Reports of MPs billing the taxpayer for fake mortgages, duck houses, trouser presses and moat cleaning pose a problem for British diplomats who have previously criticised foreign corruption.
The Foreign Office minister Mark Malloch-Brown deleted part of a speech he gave in Mozambique this month, out of fear that comments on standards of governance might be ridiculed.
In a speech broadcast after the disputed presidential elections, Ayatollah Ali Khamenei, Iran's supreme leader, said: "Many countries of the world, including western countries, that claim to fight corruption and money-laundering, are corrupt to their core. You have all heard about the expenses scandals in the British government and the parliament.
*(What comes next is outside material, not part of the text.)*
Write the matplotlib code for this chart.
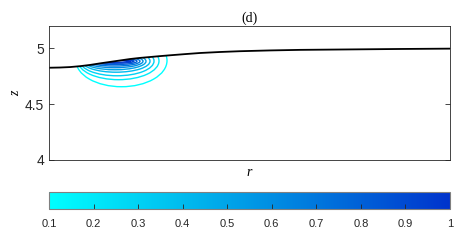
import numpy as np
import matplotlib
matplotlib.use("Agg")
import matplotlib.pyplot as plt
from matplotlib.patches import Ellipse, Polygon
from matplotlib.colors import LinearSegmentedColormap, Normalize
from matplotlib.cm import ScalarMappable

# free surface z(r)
r_surf = [0, .0274, .0524, .0773, .1022, .1272, .1521, .1771, .2020, .2269, .2519,
          .2768, .3017, .3392, .3766, .4264, .4763, .5511, .6259, .7506, .8753, 1.0]
z_surf = [4.826, 4.828, 4.832, 4.840, 4.851, 4.865, 4.878, 4.891, 4.904, 4.914, 4.922,
          4.930, 4.9375, 4.948, 4.958, 4.967, 4.974, 4.981, 4.986, 4.990, 4.994, 4.997]

levels = [0.1, 0.2, 0.3, 0.4, 0.5, 0.6, 0.7, 0.8, 0.9, 1.0]
arc_rc = [0.1808, 0.1733, 0.1696, 0.1671, 0.1646, 0.1633, 0.1633, 0.1633, 0.1633, 0.1646]
arc_a = [0.1135, 0.1010, 0.0923, 0.0848, 0.0773, 0.0711, 0.0636, 0.0561, 0.0486, 0.0399]
arc_zc = [4.890, 4.887, 4.886, 4.885, 4.884, 4.884, 4.884, 4.884, 4.884, 4.884]
arc_zb = [4.656, 4.719, 4.754, 4.786, 4.808, 4.826, 4.841, 4.854, 4.866, 4.875]

cb_ticks = [0.1, 0.2, 0.3, 0.4, 0.5, 0.6, 0.7, 0.8, 0.9, 1]
cb_labels = ['0.1', '0.2', '0.3', '0.4', '0.5', '0.6', '0.7', '0.8', '0.9', '1']

axcol = (0.15, 0.15, 0.15)
cmap = LinearSegmentedColormap.from_list('cyanblue', [(0, 1, 1), (0, 0.2, 0.8)])
norm = Normalize(0.1, 1)

plt.rcParams['font.family'] = 'Liberation Sans'

fig = plt.figure(figsize=(4.72, 2.45), dpi=100)
ax = fig.add_axes([0.1038, 0.347, 0.8496, 0.547])

# region below the surface, used to clip the arcs
clip = Polygon(list(zip(r_surf, z_surf)) + [(1, 3.9), (0, 3.9)], closed=True,
               transform=ax.transData, facecolor='none', edgecolor='none')
ax.add_patch(clip)

for lv, rc, a, zc, zb in zip(levels, arc_rc, arc_a, arc_zc, arc_zb):
    e = Ellipse((rc, zc), 2 * a, 2 * (zc - zb), fill=False,
                edgecolor=cmap(norm(lv)), linewidth=1.0)
    ax.add_patch(e)
    e.set_clip_path(clip)

ax.plot(r_surf, z_surf, color='k', linewidth=1.3)

ax.set_xlim(0, 1)
ax.set_ylim(4, 5.2)
ax.set_xticks([])
ax.set_yticks([4, 4.5, 5])
ax.set_yticklabels(['4', '4.5', '5'])
ax.tick_params(axis='y', direction='in', length=3.5, right=True, labelsize=10,
               colors=axcol, width=0.6)
for s in ax.spines.values():
    s.set_color(axcol)
    s.set_linewidth(0.6)
ax.set_title('(d)', family='Liberation Serif', fontsize=10, pad=3)
ax.set_xlabel('r', family='Liberation Serif', style='italic', fontsize=10, labelpad=4)
ax.set_ylabel('z', family='Liberation Serif', style='italic', fontsize=10, labelpad=2)

cax = fig.add_axes([0.1038, 0.147, 0.8496, 0.069])
cb = fig.colorbar(ScalarMappable(norm=norm, cmap=cmap), cax=cax, orientation='horizontal')
cb.set_ticks(cb_ticks)
cb.set_ticklabels(cb_labels)
cax.tick_params(direction='in', length=3.5, labelsize=8, colors=axcol, width=0.6, pad=7)
cb.outline.set_edgecolor((0.5, 0.5, 0.5))
cb.outline.set_linewidth(0.8)

fig.savefig('out.png', dpi=100)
The whole world heard the story and those were just parts of the story."
It has also hindered attempts to stamp out corruption in the Turks and Caicos Islands, a British overseas territory with a population of 32,000.
Ministers were preparing to suspend the islands' constitution and dissolve its parliament after an official inquiry found signs of "systemic corruption" and "political amorality". But now Galmo Williams, the islands' premier, says British politicians "no longer have the moral authority to lecture other countries on corruption".
This problem won't go away until after the next general election, but at least the British government have Silvio Berlusconi to make them look good.